26 The Afghanistan that these return refugees encounter upon their arrival is far from the economically and politically stable country that they might have hoped for. One third of Afghans survive on less than $1 a day and another third barely earn more. Access to health care is very limited, with a ratio of only two doctors for every 10,000 Afghans (the US has 27). Every 27 minutes, an Afghan woman dies from a pregnancy-related condition, contributing to an average life expectancy for Afghan women of a mere 43 years. The infant mortality rate in Afghanistan is in 2011 the second highest in the world.

As of January 2011, the UNHCR estimates there are approximately 415,000 internally displaced people in Afghanistan.  Many return refugees have been unable to go back to their places of origin for reasons of continued insecurity or the lack of a viable livelihood. Poverty and natural disasters have also contributed to the recent displacement of Afghans, but violence has been the major factor in involuntary migration. Between June 2009 and September 2010, more than 120,000 Afghans fled their homes as a result of armed conflict.

As of 2011, there were still 1.8 million Afghans living in Pakistan given both security and economic instability in their country. However, the country that for decades has hosted Afghan refugees has become the site of extensive military activity that has displaced Pakistanis internally as well as back and forth into Afghanistan.
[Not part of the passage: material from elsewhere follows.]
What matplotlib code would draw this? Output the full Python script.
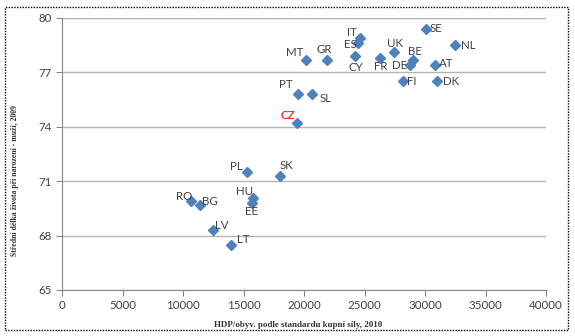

Many Afghans see their current government, hastily formed under US influence, as a continuation of the power and impunity of warlords rather than a reflection of true democratic participation. Many warlords received US military and financial backing and participated in the Bonn meetings that created Afghanistan’s interim government in 2001. The perception of the Afghan government as corrupt and unjust has only fueled the insurgency and impeded long-awaited peace and well-being in Afghanistan.